-------- Supplied data --------
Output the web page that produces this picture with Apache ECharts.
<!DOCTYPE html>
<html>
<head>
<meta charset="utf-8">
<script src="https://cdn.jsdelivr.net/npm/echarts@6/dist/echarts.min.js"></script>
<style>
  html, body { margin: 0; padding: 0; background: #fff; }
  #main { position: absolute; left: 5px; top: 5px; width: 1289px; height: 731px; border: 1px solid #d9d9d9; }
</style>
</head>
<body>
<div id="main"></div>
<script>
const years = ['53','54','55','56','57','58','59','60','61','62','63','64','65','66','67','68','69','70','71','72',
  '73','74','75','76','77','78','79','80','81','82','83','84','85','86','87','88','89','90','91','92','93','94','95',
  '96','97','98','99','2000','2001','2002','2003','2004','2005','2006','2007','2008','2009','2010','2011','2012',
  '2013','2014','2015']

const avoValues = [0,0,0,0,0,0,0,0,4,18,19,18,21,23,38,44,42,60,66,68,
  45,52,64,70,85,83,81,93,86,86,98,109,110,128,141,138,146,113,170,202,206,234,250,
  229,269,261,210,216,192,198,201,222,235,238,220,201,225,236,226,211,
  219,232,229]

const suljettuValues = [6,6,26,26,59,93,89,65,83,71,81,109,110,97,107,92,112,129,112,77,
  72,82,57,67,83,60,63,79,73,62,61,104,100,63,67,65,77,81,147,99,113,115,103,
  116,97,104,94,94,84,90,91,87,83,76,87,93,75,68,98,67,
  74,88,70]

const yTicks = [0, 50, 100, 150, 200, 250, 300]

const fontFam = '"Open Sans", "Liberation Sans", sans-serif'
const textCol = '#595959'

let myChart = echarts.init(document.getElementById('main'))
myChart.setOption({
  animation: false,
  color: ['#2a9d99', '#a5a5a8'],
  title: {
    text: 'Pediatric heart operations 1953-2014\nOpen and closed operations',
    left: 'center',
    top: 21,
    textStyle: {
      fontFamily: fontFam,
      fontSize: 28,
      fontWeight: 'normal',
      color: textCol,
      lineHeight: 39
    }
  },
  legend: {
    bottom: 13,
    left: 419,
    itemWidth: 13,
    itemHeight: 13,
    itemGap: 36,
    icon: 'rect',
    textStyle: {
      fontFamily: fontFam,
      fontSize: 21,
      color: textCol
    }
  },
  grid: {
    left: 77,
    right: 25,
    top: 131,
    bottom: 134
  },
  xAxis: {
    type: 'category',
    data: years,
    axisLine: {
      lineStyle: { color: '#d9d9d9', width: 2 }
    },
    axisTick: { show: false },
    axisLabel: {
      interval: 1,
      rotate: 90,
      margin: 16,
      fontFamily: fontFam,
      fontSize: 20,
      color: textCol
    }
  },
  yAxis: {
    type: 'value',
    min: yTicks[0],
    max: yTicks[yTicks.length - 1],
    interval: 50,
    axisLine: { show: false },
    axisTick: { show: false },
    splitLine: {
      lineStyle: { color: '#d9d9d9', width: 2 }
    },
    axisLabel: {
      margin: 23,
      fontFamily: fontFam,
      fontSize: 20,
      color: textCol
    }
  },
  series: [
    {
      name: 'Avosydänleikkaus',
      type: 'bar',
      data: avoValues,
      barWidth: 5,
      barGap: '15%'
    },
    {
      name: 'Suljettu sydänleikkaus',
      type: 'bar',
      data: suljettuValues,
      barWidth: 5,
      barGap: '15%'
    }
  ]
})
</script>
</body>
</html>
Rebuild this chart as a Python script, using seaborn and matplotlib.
--------
### Written exercise:
Find the string "this" in the records, then copy each line where it occurs.

### Task output:
Output the web page that produces this picture with Apache ECharts.
Rebuild this chart as a Python script, using seaborn and matplotlib.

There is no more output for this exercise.